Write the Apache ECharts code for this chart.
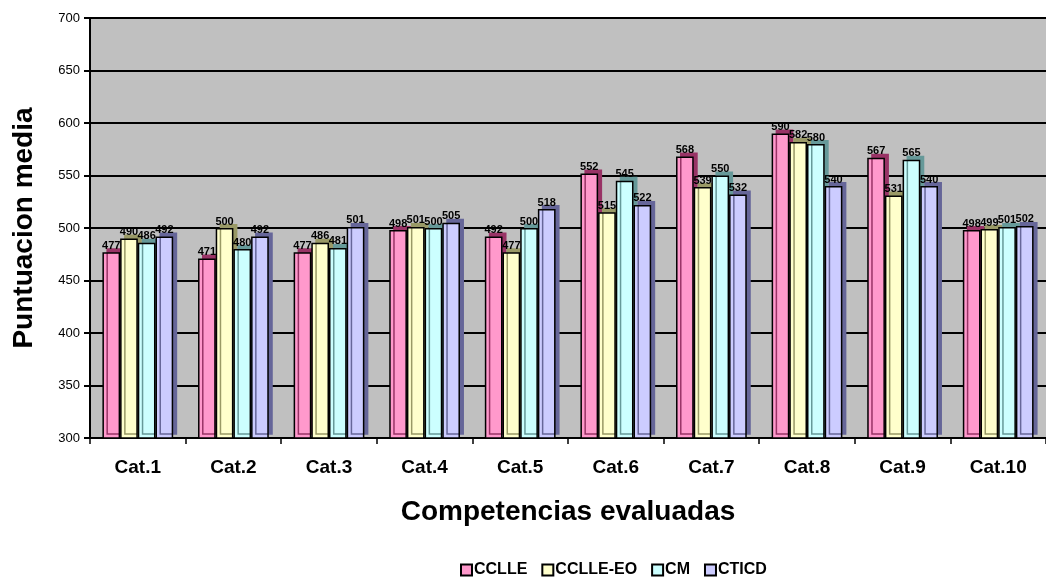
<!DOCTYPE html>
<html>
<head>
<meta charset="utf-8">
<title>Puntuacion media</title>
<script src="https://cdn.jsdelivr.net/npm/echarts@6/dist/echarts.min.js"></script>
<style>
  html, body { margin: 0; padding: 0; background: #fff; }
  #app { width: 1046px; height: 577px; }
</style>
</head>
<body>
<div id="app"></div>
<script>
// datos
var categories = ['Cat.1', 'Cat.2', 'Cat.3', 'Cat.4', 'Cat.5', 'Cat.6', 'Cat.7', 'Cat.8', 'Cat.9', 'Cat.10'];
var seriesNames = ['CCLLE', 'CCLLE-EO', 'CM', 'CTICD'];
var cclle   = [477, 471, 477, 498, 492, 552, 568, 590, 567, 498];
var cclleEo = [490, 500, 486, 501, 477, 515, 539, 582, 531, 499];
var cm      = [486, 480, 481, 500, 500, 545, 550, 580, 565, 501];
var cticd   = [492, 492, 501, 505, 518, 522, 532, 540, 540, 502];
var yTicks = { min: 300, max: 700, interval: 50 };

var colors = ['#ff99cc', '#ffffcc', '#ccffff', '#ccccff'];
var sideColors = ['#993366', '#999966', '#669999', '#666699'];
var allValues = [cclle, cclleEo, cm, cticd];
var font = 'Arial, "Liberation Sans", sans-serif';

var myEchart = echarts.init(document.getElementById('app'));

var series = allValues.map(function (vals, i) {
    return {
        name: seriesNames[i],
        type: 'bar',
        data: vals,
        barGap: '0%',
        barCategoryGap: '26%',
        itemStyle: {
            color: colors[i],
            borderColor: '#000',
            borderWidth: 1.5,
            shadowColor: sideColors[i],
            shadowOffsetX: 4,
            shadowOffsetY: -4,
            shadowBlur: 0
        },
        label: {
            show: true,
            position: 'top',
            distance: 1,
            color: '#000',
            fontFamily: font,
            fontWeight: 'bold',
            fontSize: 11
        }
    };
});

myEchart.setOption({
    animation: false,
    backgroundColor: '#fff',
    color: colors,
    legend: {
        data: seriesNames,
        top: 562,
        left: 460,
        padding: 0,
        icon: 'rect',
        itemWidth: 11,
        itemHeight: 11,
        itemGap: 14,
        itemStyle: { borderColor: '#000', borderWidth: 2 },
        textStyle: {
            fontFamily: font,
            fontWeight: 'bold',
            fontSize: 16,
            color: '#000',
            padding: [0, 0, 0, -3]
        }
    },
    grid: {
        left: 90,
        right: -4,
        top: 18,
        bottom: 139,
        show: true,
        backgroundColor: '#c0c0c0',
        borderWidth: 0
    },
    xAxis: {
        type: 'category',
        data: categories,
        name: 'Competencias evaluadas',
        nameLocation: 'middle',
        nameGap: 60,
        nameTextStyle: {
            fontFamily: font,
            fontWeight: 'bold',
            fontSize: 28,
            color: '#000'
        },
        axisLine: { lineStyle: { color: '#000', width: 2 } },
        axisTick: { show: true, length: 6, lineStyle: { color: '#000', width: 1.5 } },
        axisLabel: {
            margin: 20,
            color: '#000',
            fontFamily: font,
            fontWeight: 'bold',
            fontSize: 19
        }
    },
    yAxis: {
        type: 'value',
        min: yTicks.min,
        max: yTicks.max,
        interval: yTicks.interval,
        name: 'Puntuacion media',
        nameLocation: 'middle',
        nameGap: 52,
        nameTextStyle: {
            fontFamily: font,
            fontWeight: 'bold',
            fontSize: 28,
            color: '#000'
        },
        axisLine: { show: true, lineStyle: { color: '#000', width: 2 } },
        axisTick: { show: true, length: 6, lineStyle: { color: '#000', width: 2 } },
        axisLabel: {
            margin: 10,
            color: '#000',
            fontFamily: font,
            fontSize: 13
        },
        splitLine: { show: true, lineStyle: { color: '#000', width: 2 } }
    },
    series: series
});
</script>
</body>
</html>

──────────

→ **Exercise instructions**:
Copy out all the data without changing anything, and drop the pictures.

→ **Solved exercise**:
Write the Apache ECharts code for this chart.
<!DOCTYPE html>
<html>
<head>
<meta charset="utf-8">
<title>Puntuacion media</title>
<script src="https://cdn.jsdelivr.net/npm/echarts@6/dist/echarts.min.js"></script>
<style>
  html, body { margin: 0; padding: 0; background: #fff; }
  #app { width: 1046px; height: 577px; }
</style>
</head>
<body>
<div id="app"></div>
<script>
// datos
var categories = ['Cat.1', 'Cat.2', 'Cat.3', 'Cat.4', 'Cat.5', 'Cat.6', 'Cat.7', 'Cat.8', 'Cat.9', 'Cat.10'];
var seriesNames = ['CCLLE', 'CCLLE-EO', 'CM', 'CTICD'];
var cclle   = [477, 471, 477, 498, 492, 552, 568, 590, 567, 498];
var cclleEo = [490, 500, 486, 501, 477, 515, 539, 582, 531, 499];
var cm      = [486, 480, 481, 500, 500, 545, 550, 580, 565, 501];
var cticd   = [492, 492, 501, 505, 518, 522, 532, 540, 540, 502];
var yTicks = { min: 300, max: 700, interval: 50 };

var colors = ['#ff99cc', '#ffffcc', '#ccffff', '#ccccff'];
var sideColors = ['#993366', '#999966', '#669999', '#666699'];
var allValues = [cclle, cclleEo, cm, cticd];
var font = 'Arial, "Liberation Sans", sans-serif';

var myEchart = echarts.init(document.getElementById('app'));

var series = allValues.map(function (vals, i) {
    return {
        name: seriesNames[i],
        type: 'bar',
        data: vals,
        barGap: '0%',
        barCategoryGap: '26%',
        itemStyle: {
            color: colors[i],
            borderColor: '#000',
            borderWidth: 1.5,
            shadowColor: sideColors[i],
            shadowOffsetX: 4,
            shadowOffsetY: -4,
            shadowBlur: 0
        },
        label: {
            show: true,
            position: 'top',
            distance: 1,
            color: '#000',
            fontFamily: font,
            fontWeight: 'bold',
            fontSize: 11
        }
    };
});

myEchart.setOption({
    animation: false,
    backgroundColor: '#fff',
    color: colors,
    legend: {
        data: seriesNames,
        top: 562,
        left: 460,
        padding: 0,
        icon: 'rect',
        itemWidth: 11,
        itemHeight: 11,
        itemGap: 14,
        itemStyle: { borderColor: '#000', borderWidth: 2 },
        textStyle: {
            fontFamily: font,
            fontWeight: 'bold',
            fontSize: 16,
            color: '#000',
            padding: [0, 0, 0, -3]
        }
    },
    grid: {
        left: 90,
        right: -4,
        top: 18,
        bottom: 139,
        show: true,
        backgroundColor: '#c0c0c0',
        borderWidth: 0
    },
    xAxis: {
        type: 'category',
        data: categories,
        name: 'Competencias evaluadas',
        nameLocation: 'middle',
        nameGap: 60,
        nameTextStyle: {
            fontFamily: font,
            fontWeight: 'bold',
            fontSize: 28,
            color: '#000'
        },
        axisLine: { lineStyle: { color: '#000', width: 2 } },
        axisTick: { show: true, length: 6, lineStyle: { color: '#000', width: 1.5 } },
        axisLabel: {
            margin: 20,
            color: '#000',
            fontFamily: font,
            fontWeight: 'bold',
            fontSize: 19
        }
    },
    yAxis: {
        type: 'value',
        min: yTicks.min,
        max: yTicks.max,
        interval: yTicks.interval,
        name: 'Puntuacion media',
        nameLocation: 'middle',
        nameGap: 52,
        nameTextStyle: {
            fontFamily: font,
            fontWeight: 'bold',
            fontSize: 28,
            color: '#000'
        },
        axisLine: { show: true, lineStyle: { color: '#000', width: 2 } },
        axisTick: { show: true, length: 6, lineStyle: { color: '#000', width: 2 } },
        axisLabel: {
            margin: 10,
            color: '#000',
            fontFamily: font,
            fontSize: 13
        },
        splitLine: { show: true, lineStyle: { color: '#000', width: 2 } }
    },
    series: series
});
</script>
</body>
</html>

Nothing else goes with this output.